Вот и загудели в уши Хлесталова медные трубы славы. И побрел он, спотыкаясь, сквозь них, алкаш и безумец, сжимая ладонями бедную больную голову, в которой голоса труб резонировали, как в новостройке. Таким Хлесталова застало начало так называемой перестройки. В марте – апреле 85-го он еще успел отсидеть полтора месяца в Бутырках – за тунеядство, после чего ихние буржуи и наши правозащитники прямо помешались на нем. Его наивно приглашали с лекциями в Вермонт, на какие-то симпозиумы под эгидой ООН, «Балладу» перевели на пятнадцать языков, и в пятнадцати странах его ждали сумасшедшие гонорары. Оформляться за границу он даже не пытался, но наверстывал здесь – по посольствам и вернисажам, откуда его транспортировали разнообразные иномарки и сгружали, бесчувственного, на руки резко постаревшей Суламифи.

Повсюду, не таясь, Хлесталов мелькал с раскованной блондинкой со «Свободы» – Марго Оболенской и как-то вдруг прекратил вешаться. У него появился «круг». Явление новое для Хлесталова и глубоко чуждое мне.
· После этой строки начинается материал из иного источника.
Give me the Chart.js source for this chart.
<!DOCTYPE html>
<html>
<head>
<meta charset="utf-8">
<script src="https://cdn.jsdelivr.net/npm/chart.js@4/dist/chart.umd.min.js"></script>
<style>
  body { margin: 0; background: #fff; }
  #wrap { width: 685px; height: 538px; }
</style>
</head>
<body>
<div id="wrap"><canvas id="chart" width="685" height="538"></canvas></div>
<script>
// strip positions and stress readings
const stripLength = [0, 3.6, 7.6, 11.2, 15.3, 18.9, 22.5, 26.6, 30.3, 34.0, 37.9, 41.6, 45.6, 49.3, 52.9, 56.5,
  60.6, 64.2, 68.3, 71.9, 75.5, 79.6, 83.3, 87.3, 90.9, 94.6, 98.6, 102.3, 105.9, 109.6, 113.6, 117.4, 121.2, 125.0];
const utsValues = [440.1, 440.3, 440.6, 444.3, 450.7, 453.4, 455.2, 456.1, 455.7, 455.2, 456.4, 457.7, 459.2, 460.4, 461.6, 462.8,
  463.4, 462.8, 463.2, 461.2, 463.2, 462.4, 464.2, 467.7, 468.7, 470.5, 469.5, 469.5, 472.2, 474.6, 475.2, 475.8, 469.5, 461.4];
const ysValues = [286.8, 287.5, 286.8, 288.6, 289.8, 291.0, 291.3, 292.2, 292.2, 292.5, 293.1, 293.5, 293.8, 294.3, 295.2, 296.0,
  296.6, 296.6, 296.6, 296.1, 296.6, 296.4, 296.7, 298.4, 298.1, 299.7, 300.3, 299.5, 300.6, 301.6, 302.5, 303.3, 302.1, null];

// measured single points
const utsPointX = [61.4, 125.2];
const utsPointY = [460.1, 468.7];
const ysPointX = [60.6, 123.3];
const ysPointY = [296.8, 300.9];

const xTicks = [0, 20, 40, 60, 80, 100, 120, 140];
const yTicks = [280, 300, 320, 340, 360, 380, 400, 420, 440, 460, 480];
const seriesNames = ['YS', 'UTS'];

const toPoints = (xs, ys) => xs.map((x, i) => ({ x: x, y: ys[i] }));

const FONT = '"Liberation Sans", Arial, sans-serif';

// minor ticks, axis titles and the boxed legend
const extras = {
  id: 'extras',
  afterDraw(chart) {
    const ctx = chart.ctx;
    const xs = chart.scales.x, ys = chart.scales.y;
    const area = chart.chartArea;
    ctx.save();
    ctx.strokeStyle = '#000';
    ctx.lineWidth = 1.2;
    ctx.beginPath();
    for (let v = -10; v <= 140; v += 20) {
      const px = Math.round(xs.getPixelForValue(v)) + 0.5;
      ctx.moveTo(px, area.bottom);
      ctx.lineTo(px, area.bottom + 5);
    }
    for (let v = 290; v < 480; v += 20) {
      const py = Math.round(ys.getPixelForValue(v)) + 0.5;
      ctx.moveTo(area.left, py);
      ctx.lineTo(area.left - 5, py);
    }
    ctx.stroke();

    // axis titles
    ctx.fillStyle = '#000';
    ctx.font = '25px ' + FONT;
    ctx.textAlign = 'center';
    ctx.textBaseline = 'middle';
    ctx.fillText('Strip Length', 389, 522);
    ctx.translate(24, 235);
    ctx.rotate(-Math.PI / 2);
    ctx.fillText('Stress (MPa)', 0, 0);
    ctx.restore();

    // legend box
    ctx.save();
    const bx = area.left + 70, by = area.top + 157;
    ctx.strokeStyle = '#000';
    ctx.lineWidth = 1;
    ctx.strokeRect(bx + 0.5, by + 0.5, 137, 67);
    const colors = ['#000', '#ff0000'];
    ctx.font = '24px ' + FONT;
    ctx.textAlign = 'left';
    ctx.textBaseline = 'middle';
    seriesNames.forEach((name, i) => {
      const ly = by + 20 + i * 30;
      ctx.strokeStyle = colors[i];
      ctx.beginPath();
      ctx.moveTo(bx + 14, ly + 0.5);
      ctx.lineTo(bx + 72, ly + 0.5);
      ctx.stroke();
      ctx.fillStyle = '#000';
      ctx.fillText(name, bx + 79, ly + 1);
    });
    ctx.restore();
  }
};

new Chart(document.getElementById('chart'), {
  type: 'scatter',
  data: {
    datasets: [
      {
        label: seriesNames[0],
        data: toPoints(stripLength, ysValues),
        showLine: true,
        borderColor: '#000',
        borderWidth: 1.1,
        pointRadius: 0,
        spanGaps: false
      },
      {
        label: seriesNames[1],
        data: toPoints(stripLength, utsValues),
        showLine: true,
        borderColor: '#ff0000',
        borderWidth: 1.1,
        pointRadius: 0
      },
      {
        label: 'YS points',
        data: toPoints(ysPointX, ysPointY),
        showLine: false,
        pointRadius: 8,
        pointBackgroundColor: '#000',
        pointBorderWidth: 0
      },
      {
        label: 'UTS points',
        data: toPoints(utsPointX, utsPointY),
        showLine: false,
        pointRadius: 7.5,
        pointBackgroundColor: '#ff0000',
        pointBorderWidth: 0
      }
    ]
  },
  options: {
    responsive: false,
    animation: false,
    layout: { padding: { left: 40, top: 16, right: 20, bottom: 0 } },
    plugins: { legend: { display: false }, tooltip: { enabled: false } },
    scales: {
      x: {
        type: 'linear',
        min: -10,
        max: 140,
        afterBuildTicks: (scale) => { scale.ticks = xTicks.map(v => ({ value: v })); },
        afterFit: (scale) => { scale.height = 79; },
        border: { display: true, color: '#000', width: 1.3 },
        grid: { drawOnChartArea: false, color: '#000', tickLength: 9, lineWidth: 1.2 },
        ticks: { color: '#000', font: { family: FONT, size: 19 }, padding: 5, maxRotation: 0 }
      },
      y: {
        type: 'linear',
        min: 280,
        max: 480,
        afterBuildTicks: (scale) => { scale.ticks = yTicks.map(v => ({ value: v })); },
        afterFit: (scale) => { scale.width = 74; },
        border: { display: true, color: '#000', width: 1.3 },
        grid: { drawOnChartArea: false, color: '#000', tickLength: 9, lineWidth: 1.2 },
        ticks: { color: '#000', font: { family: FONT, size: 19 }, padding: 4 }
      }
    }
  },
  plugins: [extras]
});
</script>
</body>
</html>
Он приобрел труднопереносимую манеру – где бы мы ни встречались, по-птичьи вертеть головой в поисках знакомых, говорить отрывисто, переспрашивать и поминутно поглядывать на часы. И хотя Марго, свойский кадр, мне нравилась, – я отчего-то стыдился гонять теперь чаи с Суламифью, которую нежно любил, – и не стал бывать у Хлесталова. А в «круг» меня не тянуло. Да и, по правде говоря, не звали. Так постепенно и перестали видаться, и совесть нации пропала из виду. Вот почему я изрядно удивился, когда в ресторанчике у Гришки (он так и назывался), при котором мы с Батуриным в этот период времени кормились, из последних сил держа маленький, так сказать, «салон» – книжную лавочку с галереей, – зазвонил телефон, и в трубке раздался тихий матовый голос. Как в прежние времена, то и дело откашливаясь, что служило у него признаком опьянения средней тяжести, мой бывший товарищ сказал: «Старичок, хочу проститься. Уезжаю в Азию… кх-кх. Шутка. В Европу, конечно, кх-кх. Вот, отвальная, значит, кх. Хочу, чтоб ты непременно был. Непременно. Кх. Не обижай, старичок, жду. И Суламифь тебя требует, непременно! Кх!»
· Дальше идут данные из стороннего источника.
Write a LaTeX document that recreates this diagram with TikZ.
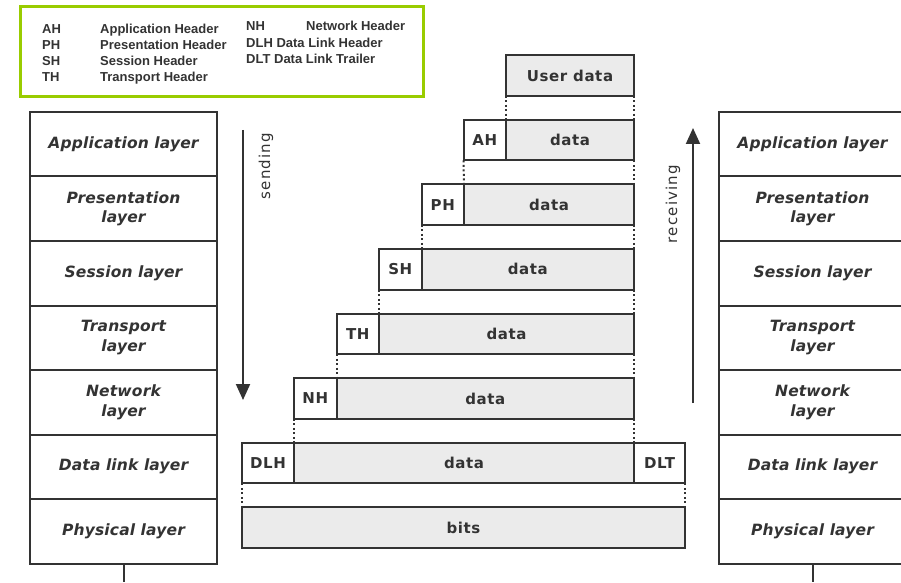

Хлесталова с некоторых пор уже выпихивали за границу, но он не желал уезжать, как ни обрабатывали его приятный безотцовщина Петраков с майором Токаревым. «Я русский писатель, – возражал Хлесталов, – русский врач, здесь мои корни, мой язык, мои алкоголики». Алкоголики, спору нет, были. Но, слышал я от редких общих знакомых, назвать их пациентами Хлесталова можно было с тем же правом, что, допустим, меня – пациентом Батурина и наоборот. И даже с меньшим, потому что Батурин – мой просоленный дружок и способен порой реально облегчить мне нравственные муки. А Хлесталов пил теперь с людьми холодными и случайными. И пил-то все больше виски да кампари. Какой уж тут контакт душ, какая психотерапия… Что же до русской прозы, то я действительно читал как-то в «Огоньке» рассказ Хлесталова о нравах Бутырской следственной тюрьмы, которой, как следовало из текста (а в подтексте уже не было нужды), автор отдавал все-таки предпочтение перед родными психбольницами. Рассказ существенно уступал «Балладе» по части пресловутого русского языка и, конечно, сюжета, изобиловал физиологическими подробностями, мятежным сарказмом и навязчивыми воспоминаниями о половых актах – словом, лежал вполне в русле перестроечной диссидентской прозы, многословной, залитой спермой и «беспощадным» голым светом стосвечовой лампочки без абажура.